When I was eight we took a trip Out West. My parents fell in love with Phoenix. We moved the next year. My dad was pretty talented and job openings were plentiful. We were still hanging out at the hotel for the second day when he was hired. We moved around a bit and finally settled a block from the North Phoenix Union High School that I attended when I turned 14. The neighborhood is now historical and the south-of-Virginia-Avenue slums have been converted to $120,000 historic ranch homes. 

Travel an hour or so out of Phoenix in any direction and enjoy the desert.


I attended a small teachers college in Minnesota which allowed me to spend my winters in the frigid north and summers in the arid south. And still, I could not get a tan.

After graduation I taught at a high school in LaCrosse, Wisconsin, then moved to Columbus, Ohio, to teach third and fourth grade in a tiny church school. After two years I married the man I met in LaCrosse (best place to get a husband) and quit to work at Frank’s Nursery and Crafts. I loved that job, but quit when I was seven months pregnant. I wanted to raise my family full time.

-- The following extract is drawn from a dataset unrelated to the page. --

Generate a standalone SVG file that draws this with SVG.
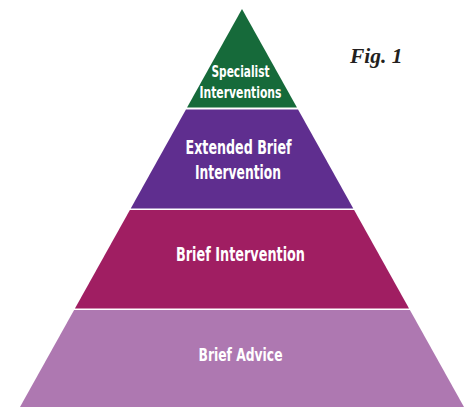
<svg xmlns="http://www.w3.org/2000/svg" width="471" height="407" viewBox="0 0 471 407">
  <style>
    .lbl { font-family: "DejaVu Sans Condensed", "DejaVu Sans", "Liberation Sans", sans-serif; font-weight: bold; font-stretch: condensed; fill: #ffffff; text-anchor: middle; }
    .fig { font-family: "Liberation Serif", "DejaVu Serif", serif; font-weight: bold; font-style: italic; fill: #231f20; }
  </style>
  <rect x="0" y="0" width="471" height="407" fill="#ffffff"/>

  <!-- Tier 4: top of the pyramid -->
  <g id="specialist">
    <polygon points="242,9 296.94,107.5 187.06,107.5" fill="#166a3a"/>
    <text class="lbl" x="240.5" y="77" font-size="16.5" textLength="58" lengthAdjust="spacingAndGlyphs">Specialist</text>
    <text class="lbl" x="240.5" y="98" font-size="16.5" textLength="82" lengthAdjust="spacingAndGlyphs">Interventions</text>
  </g>

  <!-- Tier 3 -->
  <g id="extended-brief">
    <polygon points="185.94,109.5 298.06,109.5 353.28,208.5 130.72,208.5" fill="#5f2e8f"/>
    <text class="lbl" x="238.5" y="154" font-size="19" textLength="106" lengthAdjust="spacingAndGlyphs">Extended Brief</text>
    <text class="lbl" x="238" y="178.5" font-size="19" textLength="86" lengthAdjust="spacingAndGlyphs">Intervention</text>
  </g>

  <!-- Tier 2 -->
  <g id="brief-intervention">
    <polygon points="129.88,210 354.12,210 409.06,308.5 74.94,308.5" fill="#a01e62"/>
    <text class="lbl" x="240.5" y="261" font-size="19.5" textLength="129" lengthAdjust="spacingAndGlyphs">Brief Intervention</text>
  </g>

  <!-- Tier 1: base of the pyramid -->
  <g id="brief-advice">
    <polygon points="74.1,310 409.9,310 464,407 20,407" fill="#ae78b1"/>
    <text class="lbl" x="240.5" y="361" font-size="18.5" textLength="84" lengthAdjust="spacingAndGlyphs">Brief Advice</text>
  </g>

  <g id="connectors"/>

  <text class="fig" x="350" y="63.3" font-size="21.5">Fig. 1</text>
</svg>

We moved every summer from rental to rental and we had a child every two years. Then, after baby number three, we bought a trailer and rented a space in Pataskala. My white trash years were memorable and no one questioned the wisdom of a trailer park mom having six kids.

We found a company that also built on vacant property. We traded in our trailer for a modular that was built on five acres we had purchased in northern Morrow County. Living in the country ignited my dormant urge to write and here we are, plus one more baby to make it an even seven, two published books to my name, three blogs, two Facebook pages and several thousand articles published in five different newspapers.

Thanks, Gramma Paulsen, and Mom, for giving me the bug to write and the encouragement to do what I like. Thanks, Dad, for giving me the balance and determination to want to do what I must.